[AVAILABLE DATA]
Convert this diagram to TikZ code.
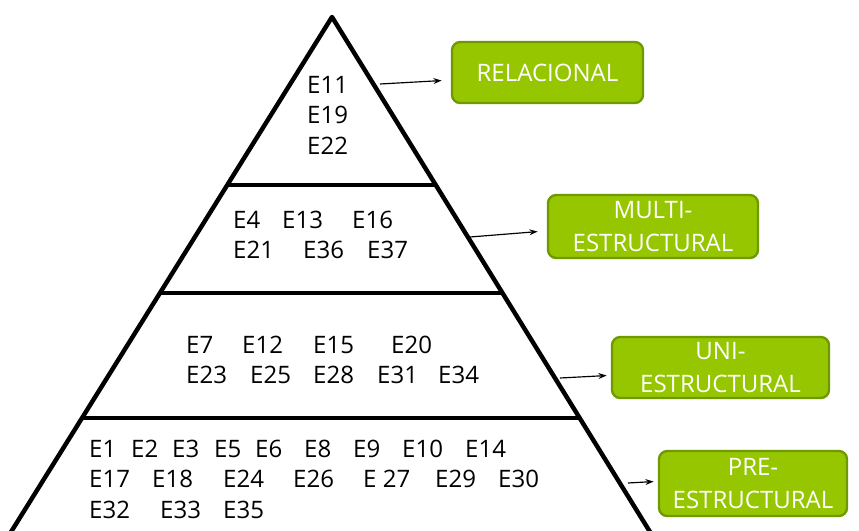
\documentclass[tikz,border=0pt]{standalone}
\usepackage{fontspec}
\setmainfont{Open Sans}
\usepackage{tikz}
\usetikzlibrary{calc}
\usetikzlibrary{arrows.meta}
\definecolor{levelgreen}{HTML}{95C600}
\definecolor{leveledge}{HTML}{6E9A00}
\tikzset{
	pyrside/.style={line width=3.8pt, line join=round},
	pyrcut/.style={line width=2.6pt},
	elabel/.style={anchor=base west, inner sep=0pt, font=\fontsize{20.5}{24}\selectfont},
	levelbox/.style={draw=leveledge, fill=levelgreen, line width=2pt, rounded corners=7pt,
		text=white, align=center, inner sep=0pt, font=\fontsize{20.5}{28}\selectfont},
	pointer/.style={-{Stealth[length=7pt,width=5pt]}, line width=1pt, shorten >=1pt}
}

\begin{document}
\begin{tikzpicture}[x=0.03cm, y=-0.03cm]

	\useasboundingbox (0,0) rectangle (859,531);
	\clip (0,0) rectangle (859,531);

	% pyramid
	\coordinate (apex) at (332,17);
	\coordinate (bl) at (6,540);
	\coordinate (br) at (655,540);
	\draw[pyrside] (bl) -- (apex) -- (br);
	\draw[pyrcut] ($(apex)!0.3212!(bl)$) -- ($(apex)!0.3212!(br)$);
	\draw[pyrcut] ($(apex)!0.5277!(bl)$) -- ($(apex)!0.5277!(br)$);
	\draw[pyrcut] ($(apex)!0.7667!(bl)$) -- ($(apex)!0.7667!(br)$);

	% top tier
	\node[elabel] (e11) at (307,93) {E11};
	\node[elabel] (e19) at (307,123) {E19};
	\node[elabel] (e22) at (307,154) {E22};

	% second tier
	\foreach \x/\num in {233/4, 282/13, 352/16}
		\node[elabel] (e\num) at (\x,228) {E\num};
	\foreach \x/\num in {233/21, 303/36, 367/37}
		\node[elabel] (e\num) at (\x,258) {E\num};

	% third tier
	\foreach \x/\num in {186/7, 242/12, 313/15, 391/20}
		\node[elabel] (e\num) at (\x,353) {E\num};
	\foreach \x/\num in {186/23, 250/25, 313/28, 377/31, 438/34}
		\node[elabel] (e\num) at (\x,383) {E\num};

	% bottom tier
	\foreach \x/\num in {89/1, 131/2, 172/3, 214/5, 255/6, 304/8, 353/9, 402/10, 465/14}
		\node[elabel] (e\num) at (\x,457) {E\num};
	\foreach \x/\num in {89/17, 152/18, 223/24, 293/26, 435/29, 498/30}
		\node[elabel] (e\num) at (\x,487) {E\num};
	\node[elabel] (e27) at (363,487) {E 27};
	\foreach \x/\num in {89/32, 160/33, 223/35}
		\node[elabel] (e\num) at (\x,518) {E\num};

	% levels
	\node[levelbox, minimum width=5.73cm, minimum height=1.83cm] (rel) at (547.5,72.5) {RELACIONAL};
	\node[levelbox, minimum width=6.3cm, minimum height=1.89cm] (multi) at (653,226.5) {MULTI-\\ESTRUCTURAL};
	\node[levelbox, minimum width=6.51cm, minimum height=1.83cm] (uni) at (720.5,367.5) {UNI-\\ESTRUCTURAL};
	\node[levelbox, minimum width=5.64cm, minimum height=1.95cm] (pre) at (753,483.5) {PRE-\\ESTRUCTURAL};

	% pointers
	\coordinate (p1) at (380,84);
	\coordinate (p2) at (470,237);
	\coordinate (p3) at (560,378);
	\coordinate (p4) at (628,483);
	\draw[pointer] (p1) -- ($(rel.west)+(-8,8)$);
	\draw[pointer] (p2) -- ($(multi.west)+(-8,5)$);
	\draw[pointer] (p3) -- ($(uni.west)+(-3,8)$);
	\draw[pointer] (p4) -- ($(pre.west)+(-3,-2)$);

\end{tikzpicture}
\end{document}
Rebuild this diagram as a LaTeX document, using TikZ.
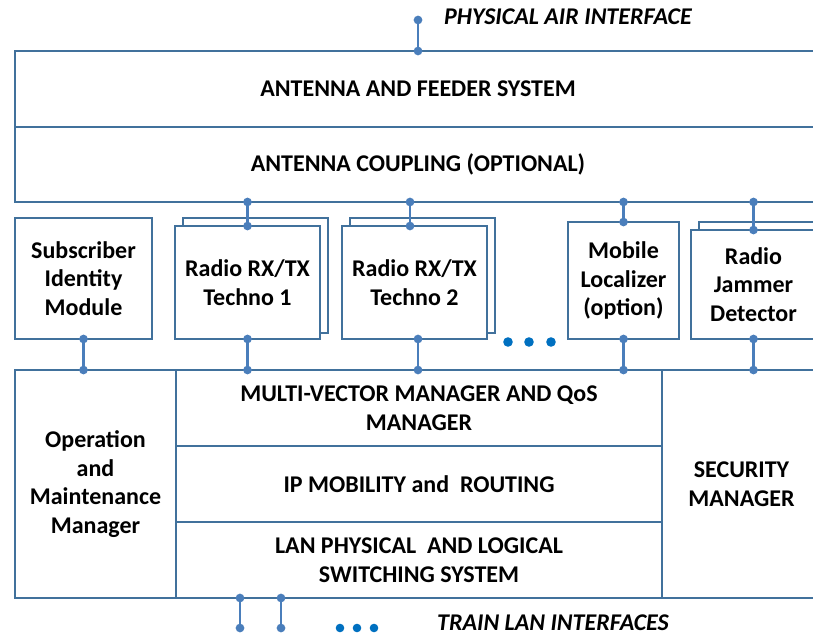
\documentclass[tikz,border=0pt]{standalone}
\usepackage{fontspec}
\setmainfont{Carlito}
\usetikzlibrary{arrows.meta, positioning}
\definecolor{boxblue}{RGB}{65,113,156}
\definecolor{linkblue}{RGB}{74,126,187}
\definecolor{dotblue}{RGB}{0,112,192}
\tikzstyle{layer} = [rectangle, draw=boxblue, line width=2.4pt, fill=white, align=center, inner sep=0pt, outer sep=0pt, font=\fontsize{24}{28.5}\selectfont\bfseries]
\tikzstyle{shadow} = [rectangle, draw=boxblue, line width=2.4pt, fill=white, inner sep=0pt, outer sep=0pt]
\tikzstyle{link} = [draw=linkblue, line width=2.8pt, {Circle[length=8.5pt]}-{Circle[length=8.5pt]}, shorten <=-4.25pt, shorten >=-4.25pt]
\tikzstyle{iface} = [anchor=west, inner sep=0pt, font=\fontsize{24}{28}\selectfont\bfseries\itshape]

\begin{document}
\begin{tikzpicture}[x=1pt, y=-1pt]
\useasboundingbox (0,0) rectangle (813,636);
\clip (0,0) rectangle (813,636);

% antenna side
\node (feeder) [layer, minimum width=806pt, minimum height=76pt] at (418,89) {ANTENNA AND FEEDER SYSTEM};
\node (coupling) [layer, minimum width=806pt, minimum height=75pt, below=0pt of feeder] {ANTENNA COUPLING (OPTIONAL)};

% radio modules
\node (sim) [layer, minimum width=137pt, minimum height=121pt] at (83.5,278.5) {Subscriber\\Identity\\Module};
\node (radioAback) [shadow, minimum width=145pt, minimum height=115pt] at (255.5,275.5) {};
\node (radioA) [layer, minimum width=145pt, minimum height=113pt] at (247.5,282.5) {Radio RX/TX\\Techno 1};
\node (radioBback) [shadow, minimum width=145pt, minimum height=115pt] at (422.5,275.5) {};
\node (radioB) [layer, minimum width=145pt, minimum height=113pt] at (414.5,282.5) {Radio RX/TX\\Techno 2};
\node (mobile) [layer, minimum width=111pt, minimum height=117pt] at (623.5,280.5) {Mobile\\Localizer\\(option)};
\node (jammerback) [shadow, minimum width=125pt, minimum height=111pt] at (761.5,277.5) {};
\node (jammer) [layer, minimum width=125pt, minimum height=109pt] at (753.5,284.5) {Radio\\Jammer\\Detector};

% train side
\node (oam) [layer, minimum width=161pt, minimum height=228pt] at (95.5,484) {Operation\\and\\Maintenance\\Manager};
\node (mvm) [layer, minimum width=486pt, minimum height=76pt] at (419,408) {MULTI-VECTOR MANAGER AND QoS\\MANAGER};
\node (ipm) [layer, minimum width=486pt, minimum height=76pt, below=0pt of mvm] {IP MOBILITY and~~ROUTING};
\node (lan) [layer, minimum width=486pt, minimum height=76pt, below=0pt of ipm] {LAN PHYSICAL~~AND LOGICAL\\SWITCHING SYSTEM};
\node (security) [layer, minimum width=159pt, minimum height=228pt] at (741.5,484) {SECURITY\\MANAGER};

% interfaces
\coordinate (air) at (418,20);
\coordinate (lanA) at (240,628);
\coordinate (lanB) at (281,628);
\path ([xshift=-4.5pt]radioB.north) coordinate (tapB);
\path ([xshift=3.5pt]radioB.south) coordinate (dropB);
\node (airlabel) [iface] at (444,17) {PHYSICAL AIR INTERFACE};
\node (lanlabel) [iface] at (437,623) {TRAIN LAN INTERFACES};

\draw [link] (air) -- (air |- feeder.north);
\draw [link] (coupling.south -| radioA.north) -- (radioA.north);
\draw [link] (tapB |- coupling.south) -- (tapB);
\draw [link] (coupling.south -| mobile.north) -- (mobile.north);
\draw [link] (coupling.south -| jammer.north) -- (jammer.north);

\draw [link] (sim.south) -- (sim.south |- oam.north);
\draw [link] (radioA.south) -- (radioA.south |- mvm.north);
\draw [link] (dropB) -- (dropB |- mvm.north);
\draw [link] (mobile.south) -- (mobile.south |- mvm.north);
\draw [link] (jammer.south) -- (jammer.south |- security.north);

\draw [link] (lanA |- lan.south) -- (lanA);
\draw [link] (lanB |- lan.south) -- (lanB);

% more of the same
\foreach \x in {508,529,551} \fill[dotblue] (\x,342) circle (4.8pt);
\foreach \x in {340,357,374} \fill[dotblue] (\x,628) circle (4.3pt);
\end{tikzpicture}
\end{document}
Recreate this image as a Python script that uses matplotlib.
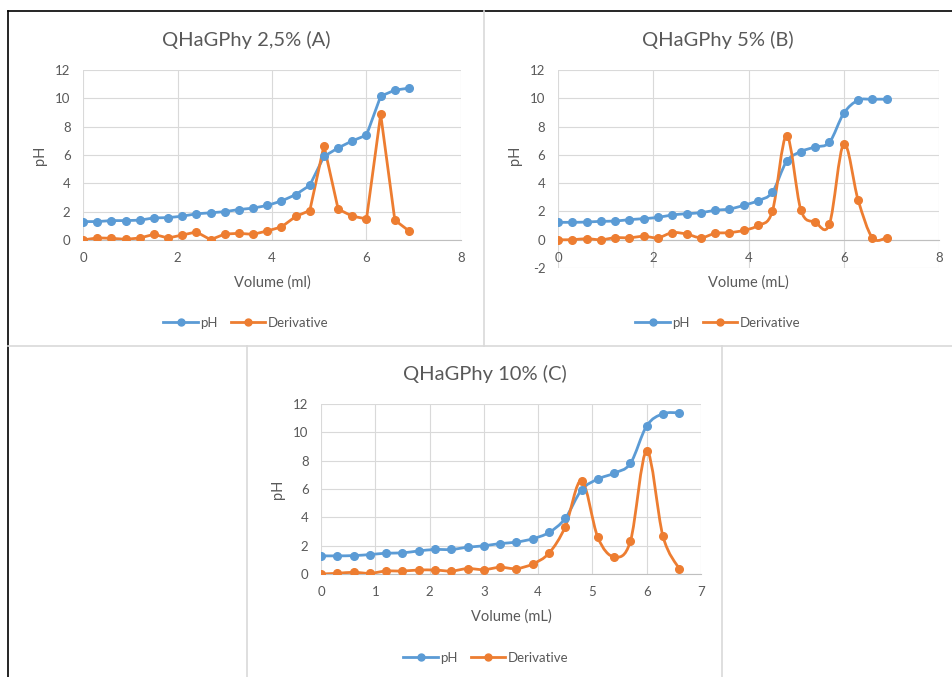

[EXERCISE BRIEF]
Extract all lines from the material above that include the word "this".

[SOLUTION BELOW]
Convert this diagram to TikZ code.
Rebuild this diagram as a LaTeX document, using TikZ.
Recreate this image as a Python script that uses matplotlib.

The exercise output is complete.